* **WORK TO COMPLETE**:
Write out the data again exactly, skipping every picture.

* **DATA SHOWN**:
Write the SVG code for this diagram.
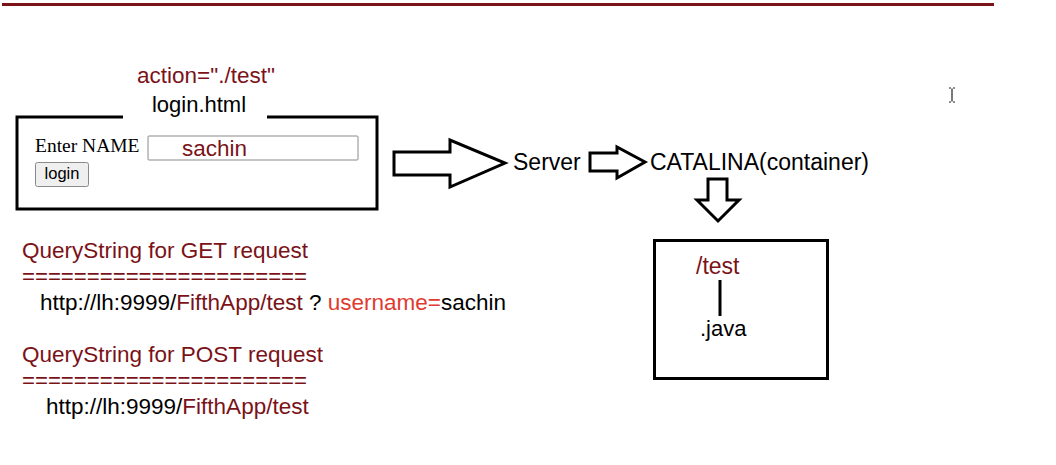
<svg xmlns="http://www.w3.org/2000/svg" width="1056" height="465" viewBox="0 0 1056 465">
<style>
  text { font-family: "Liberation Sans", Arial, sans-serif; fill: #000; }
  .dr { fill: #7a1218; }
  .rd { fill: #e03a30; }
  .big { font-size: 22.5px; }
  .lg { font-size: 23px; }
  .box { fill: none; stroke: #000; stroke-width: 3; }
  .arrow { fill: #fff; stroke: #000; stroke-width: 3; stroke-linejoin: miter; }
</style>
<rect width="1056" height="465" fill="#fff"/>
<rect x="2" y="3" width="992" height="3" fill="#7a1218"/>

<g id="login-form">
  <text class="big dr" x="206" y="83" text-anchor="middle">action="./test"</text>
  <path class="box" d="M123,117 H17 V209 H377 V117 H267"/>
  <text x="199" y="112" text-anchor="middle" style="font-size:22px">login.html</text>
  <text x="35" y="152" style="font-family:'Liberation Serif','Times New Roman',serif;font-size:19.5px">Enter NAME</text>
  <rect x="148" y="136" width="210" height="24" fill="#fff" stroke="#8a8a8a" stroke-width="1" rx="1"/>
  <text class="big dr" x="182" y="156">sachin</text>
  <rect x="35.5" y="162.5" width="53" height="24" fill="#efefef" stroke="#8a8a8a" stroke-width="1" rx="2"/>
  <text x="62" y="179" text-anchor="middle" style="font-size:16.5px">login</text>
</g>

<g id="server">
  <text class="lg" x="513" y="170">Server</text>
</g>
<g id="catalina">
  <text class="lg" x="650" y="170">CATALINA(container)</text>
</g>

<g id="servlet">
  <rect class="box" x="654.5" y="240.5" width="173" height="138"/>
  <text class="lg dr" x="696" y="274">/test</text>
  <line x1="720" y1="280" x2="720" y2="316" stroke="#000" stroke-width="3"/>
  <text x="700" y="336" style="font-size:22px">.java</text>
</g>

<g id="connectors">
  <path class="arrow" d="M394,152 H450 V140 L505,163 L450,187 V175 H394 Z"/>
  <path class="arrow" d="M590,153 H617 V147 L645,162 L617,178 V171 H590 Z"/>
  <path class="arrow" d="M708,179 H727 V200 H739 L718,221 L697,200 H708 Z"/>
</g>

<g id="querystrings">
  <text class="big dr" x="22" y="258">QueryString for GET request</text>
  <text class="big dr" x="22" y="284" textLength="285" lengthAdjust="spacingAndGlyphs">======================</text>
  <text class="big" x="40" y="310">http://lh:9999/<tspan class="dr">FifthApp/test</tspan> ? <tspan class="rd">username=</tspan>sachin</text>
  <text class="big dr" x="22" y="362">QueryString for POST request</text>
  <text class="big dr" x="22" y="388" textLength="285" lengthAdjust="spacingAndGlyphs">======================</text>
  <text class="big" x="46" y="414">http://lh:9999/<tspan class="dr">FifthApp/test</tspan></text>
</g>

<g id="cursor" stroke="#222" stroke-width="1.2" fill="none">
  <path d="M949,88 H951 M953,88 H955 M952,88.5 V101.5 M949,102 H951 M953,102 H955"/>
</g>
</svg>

* **REPLY**:
Write the SVG code for this diagram.
<svg xmlns="http://www.w3.org/2000/svg" width="1056" height="465" viewBox="0 0 1056 465">
<style>
  text { font-family: "Liberation Sans", Arial, sans-serif; fill: #000; }
  .dr { fill: #7a1218; }
  .rd { fill: #e03a30; }
  .big { font-size: 22.5px; }
  .lg { font-size: 23px; }
  .box { fill: none; stroke: #000; stroke-width: 3; }
  .arrow { fill: #fff; stroke: #000; stroke-width: 3; stroke-linejoin: miter; }
</style>
<rect width="1056" height="465" fill="#fff"/>
<rect x="2" y="3" width="992" height="3" fill="#7a1218"/>

<g id="login-form">
  <text class="big dr" x="206" y="83" text-anchor="middle">action="./test"</text>
  <path class="box" d="M123,117 H17 V209 H377 V117 H267"/>
  <text x="199" y="112" text-anchor="middle" style="font-size:22px">login.html</text>
  <text x="35" y="152" style="font-family:'Liberation Serif','Times New Roman',serif;font-size:19.5px">Enter NAME</text>
  <rect x="148" y="136" width="210" height="24" fill="#fff" stroke="#8a8a8a" stroke-width="1" rx="1"/>
  <text class="big dr" x="182" y="156">sachin</text>
  <rect x="35.5" y="162.5" width="53" height="24" fill="#efefef" stroke="#8a8a8a" stroke-width="1" rx="2"/>
  <text x="62" y="179" text-anchor="middle" style="font-size:16.5px">login</text>
</g>

<g id="server">
  <text class="lg" x="513" y="170">Server</text>
</g>
<g id="catalina">
  <text class="lg" x="650" y="170">CATALINA(container)</text>
</g>

<g id="servlet">
  <rect class="box" x="654.5" y="240.5" width="173" height="138"/>
  <text class="lg dr" x="696" y="274">/test</text>
  <line x1="720" y1="280" x2="720" y2="316" stroke="#000" stroke-width="3"/>
  <text x="700" y="336" style="font-size:22px">.java</text>
</g>

<g id="connectors">
  <path class="arrow" d="M394,152 H450 V140 L505,163 L450,187 V175 H394 Z"/>
  <path class="arrow" d="M590,153 H617 V147 L645,162 L617,178 V171 H590 Z"/>
  <path class="arrow" d="M708,179 H727 V200 H739 L718,221 L697,200 H708 Z"/>
</g>

<g id="querystrings">
  <text class="big dr" x="22" y="258">QueryString for GET request</text>
  <text class="big dr" x="22" y="284" textLength="285" lengthAdjust="spacingAndGlyphs">======================</text>
  <text class="big" x="40" y="310">http://lh:9999/<tspan class="dr">FifthApp/test</tspan> ? <tspan class="rd">username=</tspan>sachin</text>
  <text class="big dr" x="22" y="362">QueryString for POST request</text>
  <text class="big dr" x="22" y="388" textLength="285" lengthAdjust="spacingAndGlyphs">======================</text>
  <text class="big" x="46" y="414">http://lh:9999/<tspan class="dr">FifthApp/test</tspan></text>
</g>

<g id="cursor" stroke="#222" stroke-width="1.2" fill="none">
  <path d="M949,88 H951 M953,88 H955 M952,88.5 V101.5 M949,102 H951 M953,102 H955"/>
</g>
</svg>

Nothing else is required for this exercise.